Sit down for dinner at Sup Shop and servers usually wait approximately 30 seconds before they approach and ask what you’d like. This rapid-fire ordering situation works when your only choices are large or small bowl, beef or chicken. It doesn’t quite square with a menu that requires some contemplation. Don’t expect a tableside tutorial on low-intervention wine methods; order off the natural wine list (curated with An’s help, though not part of her shop), and servers often ask that you simply point to the name.
“It’s what we know,” is Yenvy’s cheery assessment of the service. Her family finds staff through the Vietnamese newspapers; it was important to her, and the neighborhood’s identity, that they speak Vietnamese.
Extended Vietnamese families, hungover white girls, middle-aged African American couples—pretty much everyone orders a stainless steel bowl of pho, still marrow rich, delicately spiced, and largely unchanged from Cat’s day. But the new soup options are first-rate. Texture proliferates in the pho tron, adapted from a Hanoi dish: bean sprouts, chopped peanuts, and fried shallots against a vivid backdrop of turmeric-yellow noodles. While broth comes on the side for dipping, those sunny ribbons are already slick with flavor, thanks to the pool of “OG pho bac sauce” in the bottom of the bowl.

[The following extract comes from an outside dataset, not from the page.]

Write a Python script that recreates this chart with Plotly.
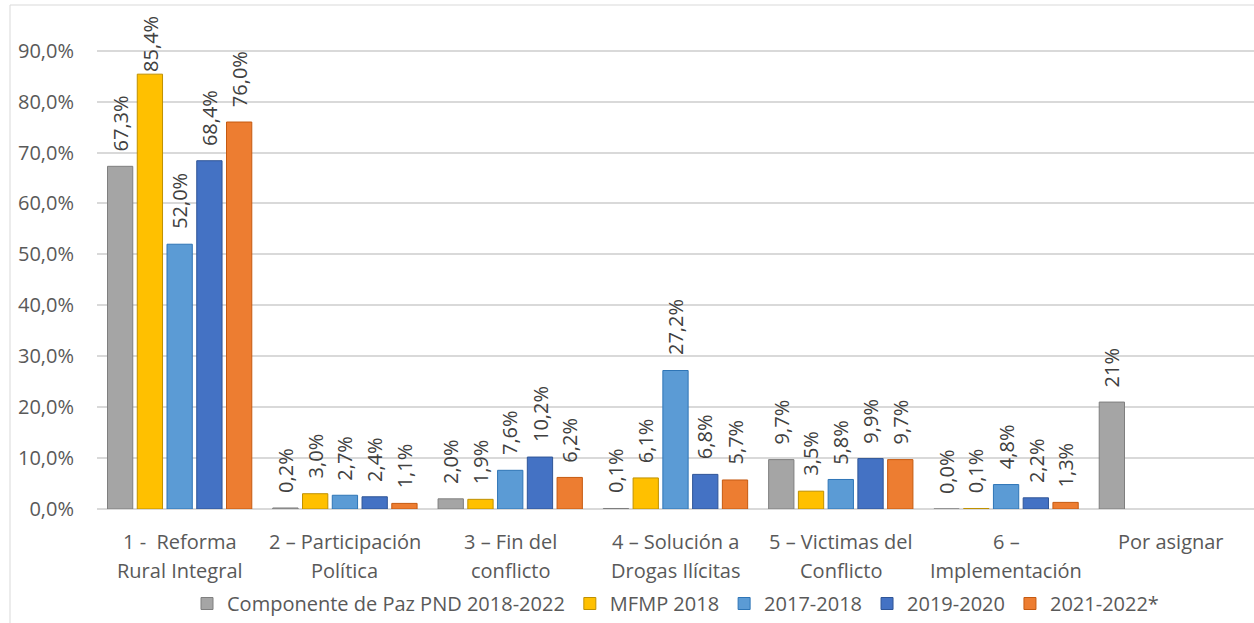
import plotly.graph_objects as go

cat_line1 = ["1 -  Reforma", "2 – Participación", "3 – Fin del", "4 – Solución a",
             "5 – Victimas del", "6 –", "Por asignar"]
cat_line2 = ["Rural Integral", "Política", "conflicto", "Drogas Ilícitas",
             "Conflicto", "Implementación", ""]
categories = [a + " " + b if b else a for a, b in zip(cat_line1, cat_line2)]

series_names = ["Componente de Paz PND 2018-2022", "MFMP 2018", "2017-2018",
                "2019-2020", "2021-2022*"]
paz_pnd = [0.673, 0.002, 0.020, 0.001, 0.097, 0.000, 0.21]
mfmp_2018 = [0.854, 0.030, 0.019, 0.061, 0.035, 0.001, None]
y2017_2018 = [0.520, 0.027, 0.076, 0.272, 0.058, 0.048, None]
y2019_2020 = [0.684, 0.024, 0.102, 0.068, 0.099, 0.022, None]
y2021_2022 = [0.760, 0.011, 0.062, 0.057, 0.097, 0.013, None]
series_values = [paz_pnd, mfmp_2018, y2017_2018, y2019_2020, y2021_2022]
label_decimals = [[1, 1, 1, 1, 1, 1, 0], [1] * 7, [1] * 7, [1] * 7, [1] * 7]

colors = ["#A5A5A5", "#FFC000", "#5B9BD5", "#4472C4", "#ED7D31"]
edge = ["#7F7F7F", "#BF9000", "#2E75B6", "#2F5597", "#C55A11"]

FONT = "Open Sans, Carlito, Calibri, sans-serif"
FS = 20
BARGAP = 0.10
GROUPGAP = 0.15
Y_TOP = 0.98


def fmt(v, d):
    s = f"{v * 100:.{d}f}%"
    return s.replace(".", ",")


fig = go.Figure()
n_series = len(series_names)
slot = (1 - BARGAP) / n_series
annotations = []
for i, (name, vals, decs, c, e) in enumerate(zip(series_names, series_values,
                                                 label_decimals, colors, edge)):
    fig.add_trace(go.Bar(
        name=name, x=categories, y=vals,
        marker=dict(color=c, line=dict(color=e, width=1)),
    ))
    # data labels, rotated, just above each bar (kept inside the chart top)
    for j, (v, d) in enumerate(zip(vals, decs)):
        if v is None:
            continue
        xpos = j - (1 - BARGAP) / 2 + slot * (i + 0.5)
        if v > 0.8:
            annotations.append(dict(
                x=xpos, xref="x", y=Y_TOP, yref="y", yanchor="top", xanchor="center",
                yshift=-4, text=fmt(v, d), textangle=-90, showarrow=False,
                font=dict(family=FONT, size=FS, color="#404040")))
            continue
        annotations.append(dict(
            x=xpos, xref="x", y=v, yref="y", yanchor="bottom", xanchor="center",
            yshift=13, text=fmt(v, d), textangle=-90, showarrow=False,
            font=dict(family=FONT, size=FS, color="#404040")))

for cat, l1, l2 in zip(categories, cat_line1, cat_line2):
    annotations.append(dict(x=cat, xref="x", y=0, yref="paper", yanchor="middle",
                            yshift=-32, text=l1, showarrow=False,
                            font=dict(family=FONT, size=FS, color="#595959")))
    if l2:
        annotations.append(dict(x=cat, xref="x", y=0, yref="paper", yanchor="middle",
                                yshift=-61, text=l2, showarrow=False,
                                font=dict(family=FONT, size=FS, color="#595959")))

fig.update_layout(
    width=1254, height=623,
    margin=dict(l=97, r=0, t=10, b=113),
    paper_bgcolor="white", plot_bgcolor="white",
    separators=",.",
    barmode="group", bargap=BARGAP, bargroupgap=GROUPGAP,
    font=dict(family=FONT, size=FS, color="#595959"),
    xaxis=dict(showticklabels=False, showgrid=False, showline=False, ticks=""),
    yaxis=dict(range=[0, Y_TOP], tickvals=[i / 10 for i in range(10)],
               tickformat=".1%", showgrid=True, gridcolor="#D9D9D9", gridwidth=1.5,
               zeroline=True, zerolinecolor="#D9D9D9", zerolinewidth=1.5,
               ticks="", ticklabelstandoff=22,
               tickfont=dict(family=FONT, size=FS, color="#595959")),
    legend=dict(orientation="h", x=0.5, xanchor="center", y=-0.19, yanchor="middle",
                font=dict(family=FONT, size=FS, color="#595959"),
                itemwidth=30, traceorder="normal"),
    annotations=annotations,
    shapes=[dict(type="rect", xref="paper", yref="paper",
                 x0=(10 - 97) / 1157, x1=1.05, y0=-0.25, y1=(510 - 5) / 500,
                 line=dict(color="#D9D9D9", width=1), layer="below")],
)

fig.write_html("out.html")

Short rib pho is the runaway hit. It could be that broth, made next-level rich with an infusion of short rib braising liquid. Or the two lengths of beef bone that jut out of the accompanying hunk of meat, as if some caveman butchered a brontosaurus and served it atop noodle soup—hellaciously messy; hella fun to Instagram.
Yenvy held off on hiring a bar manager until she could woo an alum of higher-end bar programs who also speaks Vietnamese. Timmy Nguyen, at last, arrived in May, a veteran of places like Barrio and Smith and Tavern Law. He’ll put his own stamp on the cocktail menu, but hopefully the What’s Up Pho Bac(k), a shot of bourbon spiced with pho aromatics that comes with a chaser of pho broth, remains unchanged. That drink was the brainchild of Khoa, as was the “Phocific Northwest” sign, writ large in red and blue neon on the wall of the sunroom. It’s a bit of meta commentary on “all the dumb pho puns out there,” Khoa says as he bustles around the dining room one afternoon in a T-shirt that reads, “Sax. Hugs. Rock and Roll.” And a not-so-meta nod to the wealth of pho shops that now characterize the region nearly 40 years after his parents opened for business.
But don’t read too much into it. “We just got high and thought of it,” he says. “The next morning, it still seemed like a good idea.”
This summer, the Phams will steer the original Pho Bac into new waters. After shuttering in February for some much-needed structural repairs, the red boat will reopen as a bar. Though specifics will likely evolve up until doors open—“We’re a very spontaneous family,” says Yenvy—she’s adamant the quirky ’80s dive vibe will remain. Don’t mistake it for irony.